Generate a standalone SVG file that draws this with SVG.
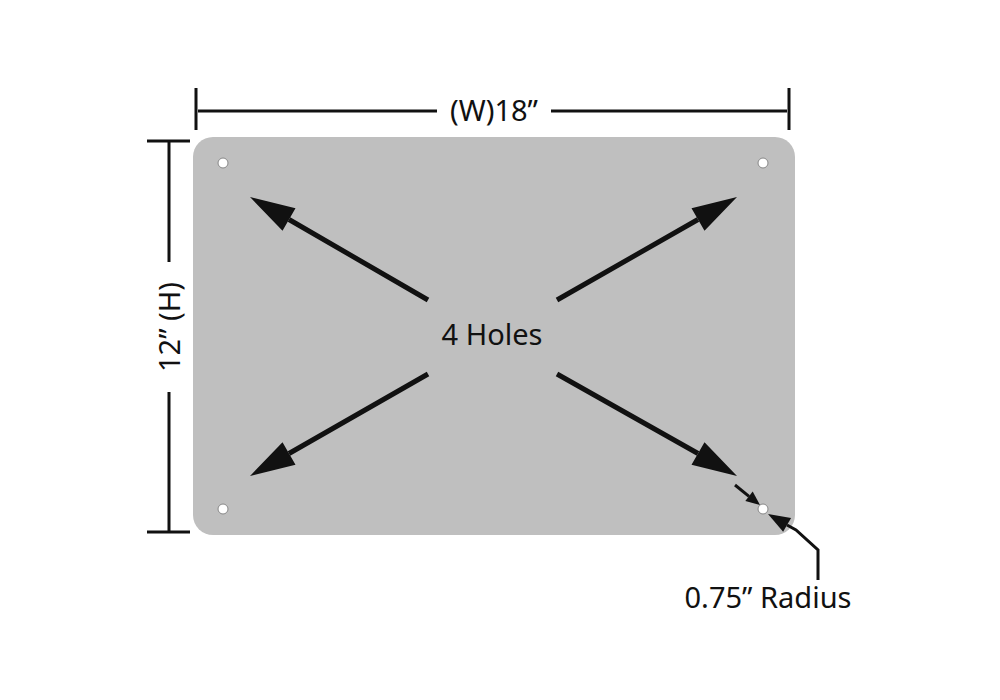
<svg xmlns="http://www.w3.org/2000/svg" width="1000" height="700" viewBox="0 0 1000 700">
<style>
.t{font-family:"Noto Sans","Open Sans",sans-serif;font-size:29px;fill:#111}
.l{stroke:#111;stroke-width:3;fill:none}
.a{stroke:#111;stroke-width:5;fill:none}
.hd{fill:#111}
.h{fill:#fff;stroke:#888;stroke-width:1}
</style>
<g id="plate">
<rect x="193" y="137" width="602" height="398" rx="20" fill="#bfbfbf"/>
<circle class="h" cx="223" cy="163" r="5"/>
<circle class="h" cx="763" cy="163" r="5"/>
<circle class="h" cx="223" cy="509" r="5"/>
<circle class="h" cx="763" cy="509" r="5"/>
</g>
<g id="connectors">
<path class="l" d="M196,88V130M789,88V130M198,111H437M551,111H787"/>
<path class="l" d="M147,141H190M147,532H190M169,141V262M169,392V532"/>
<path class="a" d="M428,300L289,219.5M557,300L698,219.5M428,374L289,453.5M557,374L698,453.5"/>
<path class="hd" d="M250,197L295.5,208.2L282.5,230.8ZM737,197L704.5,230.8L691.5,208.2ZM250,476L295.5,464.8L282.5,442.2ZM737,476L704.5,442.2L691.5,464.8Z"/>
<path class="l" d="M735,485L749,496.3"/>
<path class="hd" d="M760,505L745.3,501L752.7,491.6Z"/>
<polyline points="818,580 818,550 796,530 787,525" fill="none" stroke="#111" stroke-width="3"/>
<path class="hd" d="M768,514L791.1,518L783.1,531.8Z"/>
</g>
<g id="labels">
<text class="t" x="494" y="121" text-anchor="middle">(W)18”</text>
<text class="t" x="0" y="0" text-anchor="middle" transform="translate(180,327) rotate(-90)">12” (H)</text>
<text class="t" x="492" y="345" text-anchor="middle">4 Holes</text>
<text class="t" x="768" y="608" text-anchor="middle">0.75” Radius</text>
</g>
</svg>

______________________________

▶ _GIVEN REQUEST_:
Quote the preceding listing precisely and completely, omitting its images.

▶ _EXPECTED OUTPUT_:
Generate a standalone SVG file that draws this with SVG.
<svg xmlns="http://www.w3.org/2000/svg" width="1000" height="700" viewBox="0 0 1000 700">
<style>
.t{font-family:"Noto Sans","Open Sans",sans-serif;font-size:29px;fill:#111}
.l{stroke:#111;stroke-width:3;fill:none}
.a{stroke:#111;stroke-width:5;fill:none}
.hd{fill:#111}
.h{fill:#fff;stroke:#888;stroke-width:1}
</style>
<g id="plate">
<rect x="193" y="137" width="602" height="398" rx="20" fill="#bfbfbf"/>
<circle class="h" cx="223" cy="163" r="5"/>
<circle class="h" cx="763" cy="163" r="5"/>
<circle class="h" cx="223" cy="509" r="5"/>
<circle class="h" cx="763" cy="509" r="5"/>
</g>
<g id="connectors">
<path class="l" d="M196,88V130M789,88V130M198,111H437M551,111H787"/>
<path class="l" d="M147,141H190M147,532H190M169,141V262M169,392V532"/>
<path class="a" d="M428,300L289,219.5M557,300L698,219.5M428,374L289,453.5M557,374L698,453.5"/>
<path class="hd" d="M250,197L295.5,208.2L282.5,230.8ZM737,197L704.5,230.8L691.5,208.2ZM250,476L295.5,464.8L282.5,442.2ZM737,476L704.5,442.2L691.5,464.8Z"/>
<path class="l" d="M735,485L749,496.3"/>
<path class="hd" d="M760,505L745.3,501L752.7,491.6Z"/>
<polyline points="818,580 818,550 796,530 787,525" fill="none" stroke="#111" stroke-width="3"/>
<path class="hd" d="M768,514L791.1,518L783.1,531.8Z"/>
</g>
<g id="labels">
<text class="t" x="494" y="121" text-anchor="middle">(W)18”</text>
<text class="t" x="0" y="0" text-anchor="middle" transform="translate(180,327) rotate(-90)">12” (H)</text>
<text class="t" x="492" y="345" text-anchor="middle">4 Holes</text>
<text class="t" x="768" y="608" text-anchor="middle">0.75” Radius</text>
</g>
</svg>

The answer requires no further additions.